FAO's Food Outlook, released in July this year, suggests that 'conspicuous growth in palm and rapeseed oil… are poised to outweigh a drop in global soy oil output'.

The challenge for rapeseed oil production is the banning of neonicotinoid insecticides in some areas of the world, which means that such pests as 'flea beetle' can't be controlled – so farmers simply aren't planting the crop.

This is likely to mean increased demand for palm oil. FAO indicates that Indonesia is the leader in expansion of the palm oil industry, followed at some distance by Malaysia.

The outlook also points out that "compared with last year, both countries face a slowdown in growth, mainly reflecting slower expansion in mature areas due to ongoing replanting efforts…"
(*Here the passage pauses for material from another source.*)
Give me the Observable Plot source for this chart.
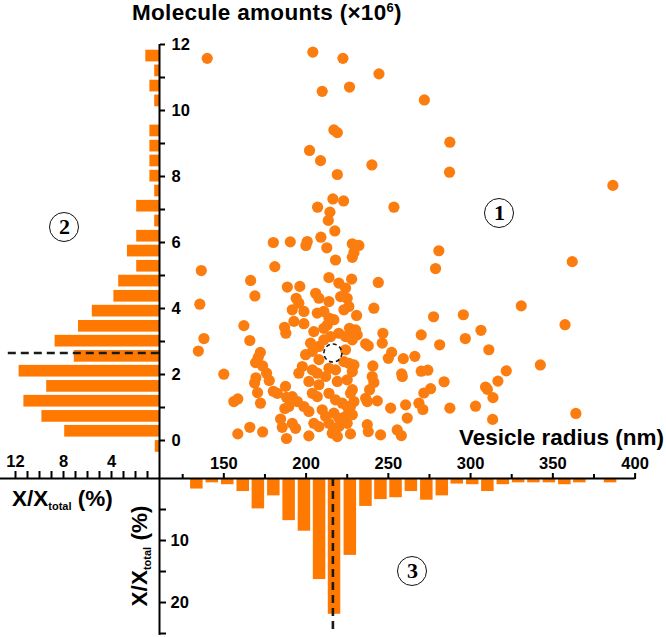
<!DOCTYPE html>
<html>
<head>
<meta charset="utf-8">
<script src="https://cdn.jsdelivr.net/npm/d3@7"></script>
<script src="https://cdn.jsdelivr.net/npm/@observablehq/plot@0.6"></script>
<style>
  body { margin: 0; background: #fff; }
  #chart { position: relative; width: 666px; height: 637px; background: #fff;
           font-family: "Liberation Sans", Arial, sans-serif; font-weight: bold; color: #000; }
  #chart svg { position: absolute; left: 0; top: 0; }
  .lbl { position: absolute; white-space: nowrap; line-height: 1; }
  .circ { position: absolute; width: 28px; height: 28px; border: 1.6px solid #111; border-radius: 50%;
          font-family: "Liberation Serif", "DejaVu Serif", serif; font-weight: bold; font-size: 22px;
          line-height: 28px; text-align: center; }
  sub { font-size: 11px; vertical-align: -4px; }
</style>
</head>
<body>
<div id="chart"></div>
<script>
// ---------- data ----------
// Scatter: vesicle radius (nm) and molecule amount (x10^6)
const scatterRadius = [
  139.9,204.1,222.4,244.3,226.4,209.8,216.9,219.0,202.1,208.8,240.0,219.0,216.3,222.8,207.0,253.4,214.5,213.5,217.5,209.0,180.1,190.4,200.7,199.9,212.6,228.1,232.1,
  271.9,287.4,287.2,386.5,280.7,278.7,361.8,330.8,277.5,295.6,357.4,270.0,306.3,281.2,296.8,311.1,266.1,259.1,258.1,270.0,274.0,321.7,342.4,283.9,316.6,275.7,271.6,309.1,310.2,313.6,260.5,268.6,271.0,287.4,303.0,261.5,313.4,364.0,257.9,
  136.3,135.4,137.9,134.5,150.0,158.5,165.8,173.6,156.1,158.5,172.3,170.5,168.7,169.5,176.0,177.6,173.6,169.3,170.9,172.2,165.8,162.2,168.9,166.3,181.0,188.6,186.9,187.7,180.1,182.5,187.5,188.1,187.1,184.5,185.5,188.1,
  217.9,213.9,196.2,219.9,224.0,194.0,195.6,205.8,207.8,213.9,221.0,225.0,191.6,198.7,206.8,210.8,213.9,216.9,223.0,192.6,198.7,204.7,210.8,212.9,219.9,224.0,214.9,202.7,203.8,199.7,207.8,210.8,224.0,223.0,207.8,197.7,195.6,203.8,206.8,213.9,217.9,211.9,201.7,207.8,219.0,225.0,191.6,194.7,203.8,206.8,213.9,217.9,222.0,225.0,189.5,198.7,201.7,209.8,211.9,216.9,219.9,224.0,225.0,191.6,193.6,204.7,207.8,213.9,216.9,219.9,201.7,215.9,219.0,
  229.1,228.1,227.7,243.9,226.0,241.2,230.7,226.4,230.1,227.7,231.1,228.1,236.2,237.8,246.7,246.3,252.0,250.0,226.0,229.1,228.1,240.6,240.2,241.2,258.5,228.1,227.0,238.6,236.2,237.2,243.3,229.1,227.0,251.4,228.1,237.2,237.8,227.0,245.3,255.4
];
const scatterAmount = [
  11.58,11.77,11.58,11.11,10.71,10.58,9.41,9.33,8.79,8.48,8.35,8.06,7.32,7.26,7.07,7.07,6.92,6.67,6.35,6.16,6.00,6.02,6.03,5.91,5.84,5.96,5.91,
  10.32,9.04,8.13,7.73,5.75,5.21,5.42,4.08,3.75,3.81,3.51,3.20,3.34,2.90,3.09,2.75,2.55,2.48,2.02,2.10,2.13,2.11,2.29,1.78,1.80,1.57,1.44,1.62,1.55,1.30,1.08,1.13,0.94,0.98,1.04,0.68,0.64,0.82,0.15,
  5.15,4.13,3.09,2.71,2.01,0.20,0.40,0.26,1.18,1.26,1.13,1.45,1.74,1.90,2.04,1.82,2.26,2.36,2.52,2.67,3.03,3.48,4.38,4.85,5.27,4.65,3.43,3.25,1.49,1.43,1.64,1.31,0.97,0.65,0.40,0.06,
  5.47,4.94,4.67,4.77,4.62,4.31,4.16,4.46,4.31,4.21,4.36,4.31,3.96,3.91,3.86,3.91,3.71,3.66,3.96,3.61,3.54,3.30,3.40,3.50,3.25,3.15,3.15,2.95,2.70,2.60,2.85,3.05,2.75,2.39,2.45,2.24,2.04,2.14,2.04,2.19,2.14,1.94,1.79,1.69,1.79,1.84,1.33,1.18,1.43,1.33,1.43,1.23,1.13,1.03,1.03,1.03,0.88,0.93,0.73,0.83,0.68,0.73,0.52,0.52,0.37,0.52,0.42,0.52,0.37,0.42,0.14,0.22,0.12,
  5.70,5.55,4.89,4.79,4.06,4.01,3.79,3.40,3.35,3.25,3.20,3.05,2.93,2.87,3.25,2.95,2.67,2.49,2.34,2.29,2.09,2.26,1.94,1.76,1.94,1.54,1.43,1.54,1.28,1.18,1.20,1.18,1.03,0.98,0.78,0.48,0.27,0.20,0.17,0.32
];
// Median marker
const medianRadius = 216.3;
const medianAmount = 2.65;

// Histogram (2): molecule amount distribution
const amountBinCenter = [-0.18,0.28,0.73,1.19,1.64,2.10,2.55,3.01,3.46,3.92,4.37,4.83,5.28,5.74,6.19,6.65,7.10,7.56,8.01,8.47,8.92,9.38,9.83,10.29,10.74,11.20,11.65];
const amountBinPct    = [0.35,7.9,9.8,11.3,9.4,11.7,7.1,8.7,6.75,5.6,3.8,3.4,1.9,2.67,1.9,0.4,1.9,0.4,0.8,0.8,0.8,0.8,0,0.4,0.8,0.4,1.14];
const amountBinHalf = 0.177;

// Histogram (3): vesicle radius distribution
const radiusBinCenter = [133.6,143.0,152.4,161.8,171.0,180.4,189.7,199.0,208.2,217.3,226.9,236.4,245.5,254.7,264.0,273.4,282.8,291.9,301.3,310.5,319.9,329.2,338.5,347.9,357.3,366.4,375.7,385.1];
const radiusBinPct    = [1.7,0.7,1.0,2.1,4.9,2.8,6.8,8.5,16.3,21.9,12.4,4.5,3.4,3.1,2.1,3.5,2.8,0.9,1.0,2.1,1.0,0.7,0.7,0.7,1.0,0.7,0,0.7];
const radiusBinHalf = 3.8;

// Ticks
const amountTicks = [0,2,4,6,8,10,12];
const amountMinor = [1,3,5,7,9,11];
const radiusTicks = [150,200,250,300,350,400];
const radiusMinor = [125,175,225,275,325,375];
const leftPctTicks = [4,8,12];
const leftPctMinor = [1,2,3,5,6,7,9,10,11];
const bottomPctTicks = [10,20];
const bottomPctMinor = [5,15,25];

// ---------- layout ----------
const W = 666, H = 637;
const axisPx = 159, rightPx = 634.6, topPx = 44, zeroPx = 440, basePx = 478, bottomPx = 636;
const radiusDomain = [110.9, 400];
const amountDomain = [0, 12];
const leftPctDomain = [0, 13.25];
const bottomPctDomain = [0, 25.48];
const amountAxisLow = -1.15; // amount value at the horizontal axis line

const DOT = "#fb7d10";
const BAR = "#ff7800";
const INK = "#1a1a1a";
const style = {background: "transparent", overflow: "visible", fontFamily: "'Liberation Sans', Arial, sans-serif", fontSize: "16.5px", fontWeight: "bold", color: "#000"};
const tickText = {fontSize: 16.5, fontWeight: "bold", label: null, strokeWidth: 2};

const chart = document.getElementById("chart");

// (1) scatter
const scatterIdx = d3.range(scatterRadius.length);
chart.append(Plot.plot({
  width: W, height: H,
  marginLeft: axisPx, marginRight: W - rightPx, marginTop: topPx, marginBottom: H - zeroPx,
  x: {domain: radiusDomain, axis: null},
  y: {domain: amountDomain, axis: null},
  style,
  marks: [
    Plot.dot(scatterIdx, {x: i => scatterRadius[i], y: i => scatterAmount[i], r: 5.6, fill: DOT}),
    Plot.dot([{r: medianRadius, a: medianAmount}], {x: "r", y: "a", r: 9, fill: "none", stroke: INK, strokeWidth: 1.6, strokeDasharray: "4,3"})
  ]
}));

// (2) left histogram + amount axis
const amountIdx = d3.range(amountBinCenter.length);
chart.append(Plot.plot({
  width: W, height: H,
  marginLeft: 0, marginRight: W - axisPx, marginTop: topPx, marginBottom: H - zeroPx,
  x: {domain: leftPctDomain, reverse: true, axis: null},
  y: {domain: amountDomain},
  style,
  marks: [
    Plot.rect(amountIdx, {x1: 0, x2: i => amountBinPct[i], y1: i => amountBinCenter[i] - amountBinHalf, y2: i => amountBinCenter[i] + amountBinHalf, fill: BAR}),
    Plot.ruleY([medianAmount], {x1: 12.6, x2: 0, stroke: INK, strokeWidth: 2.6, strokeDasharray: "8,5"}),
    Plot.ruleX([0], {y1: amountAxisLow, y2: 12, stroke: "#000", strokeWidth: 2}),
    Plot.axisY({anchor: "right", ticks: amountTicks, tickSize: 5, tickPadding: 7, ...tickText}),
    Plot.axisY({anchor: "right", ticks: amountMinor, tickSize: 5, tickFormat: () => "", label: null, strokeWidth: 2})
  ]
}));

// (3) bottom histogram + radius axis
const radiusIdx = d3.range(radiusBinCenter.length);
chart.append(Plot.plot({
  width: W, height: H,
  marginLeft: axisPx, marginRight: W - rightPx, marginTop: basePx, marginBottom: H - bottomPx,
  x: {domain: radiusDomain},
  y: {domain: bottomPctDomain, reverse: true, axis: null},
  style,
  marks: [
    Plot.rect(radiusIdx, {x1: i => radiusBinCenter[i] - radiusBinHalf, x2: i => radiusBinCenter[i] + radiusBinHalf, y1: 0, y2: i => radiusBinPct[i], fill: BAR}),
    Plot.ruleX([medianRadius], {y1: 0, y2: 24.6, stroke: INK, strokeWidth: 2.6, strokeDasharray: "8,5"}),
    Plot.ruleY([0], {stroke: "#000", strokeWidth: 2}),
    Plot.axisX({anchor: "top", ticks: radiusTicks, tickSize: 6, tickPadding: 4, ...tickText}),
    Plot.axisX({anchor: "top", ticks: radiusMinor, tickSize: 5, tickFormat: () => "", label: null, strokeWidth: 2})
  ]
}));

// (4) left % axis and bottom % axis
chart.append(Plot.plot({
  width: W, height: H,
  marginLeft: 0, marginRight: W - axisPx, marginTop: basePx, marginBottom: H - bottomPx,
  x: {domain: leftPctDomain, reverse: true},
  y: {domain: bottomPctDomain, reverse: true},
  style,
  marks: [
    Plot.ruleY([0], {stroke: "#000", strokeWidth: 2}),
    Plot.ruleX([0], {y1: 0, y2: 25.3, stroke: "#000", strokeWidth: 2}),
    Plot.axisX({anchor: "top", ticks: leftPctTicks, tickSize: 8, tickPadding: 4, ...tickText}),
    Plot.axisX({anchor: "top", ticks: leftPctMinor, tickSize: 8, tickFormat: () => "", label: null, strokeWidth: 2}),
    Plot.axisY({anchor: "right", ticks: bottomPctTicks, tickSize: 6, tickPadding: 5, ...tickText}),
    Plot.axisY({anchor: "right", ticks: bottomPctMinor, tickSize: 6, tickFormat: () => "", label: null, strokeWidth: 2})
  ]
}));

// ---------- text labels ----------
function addLabel(html, css) {
  const d = document.createElement("div");
  d.className = "lbl";
  d.innerHTML = html;
  Object.assign(d.style, css);
  chart.append(d);
  return d;
}
addLabel('Molecule amounts (×10<span style="font-size:13px;vertical-align:8px">6</span>)', {left: "132px", top: "1px", fontSize: "22.5px", letterSpacing: "0.3px"});
addLabel('Vesicle radius (nm)', {left: "459px", top: "427px", fontSize: "22.5px"});
addLabel('X/X<sub>total</sub> (%)', {left: "12px", top: "488px", fontSize: "22.5px"});
addLabel('X/X<sub>total</sub> (%)', {left: "141px", top: "556px", fontSize: "22.5px", transform: "translate(-50%,-50%) rotate(-90deg)", transformOrigin: "center"});

function addCirc(t, cx, cy) {
  const d = document.createElement("div");
  d.className = "circ";
  d.textContent = t;
  d.style.left = (cx - 15.6) + "px";
  d.style.top = (cy - 15.6) + "px";
  chart.append(d);
}
addCirc("1", 500, 214);
addCirc("2", 65, 228);
addCirc("3", 413, 572);
</script>
</body>
</html>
The focus of the industry is not on deforestation to bring new land into production at the expense of tropical forests and the biodiverse species contained within them; it is on replanting of dedicated areas.

Assisting the palm oil plantations to achieve sustainable production systems should be the focus for the future.

This will almost certainly mean that the consumer must pay more for the product.

The value of the industry is not in the waste product (now termed a by-product because a use has been found for it in feeding animals), but in the products that people buy on a daily basis in the supermarket for food and cosmetics, without realising the implications behind the ubiquitous 'vegetable oil' description.

Calling for better labelling will increase price.

Calling for better sustainability certification schemes will increase price.

Making different choices in the supermarket will increase the bill to pay.

Avoiding palm oil altogether will reduce income in developing countries.

The decisions ahead are not easy to make but avoiding considering the impacts and those of the alternatives will result in unintended consequences.

As for the PKE – it assists with keeping animals well fed during untoward weather events when the grass doesn't grow. The alternative is that it goes to waste.

- Dr Jacqueline Rowarth has a PhD in soil science and has been analysing agri-environment interaction for several decades. She has a 5 per cent shareholding in a 56ha dairy farm in the Waikato.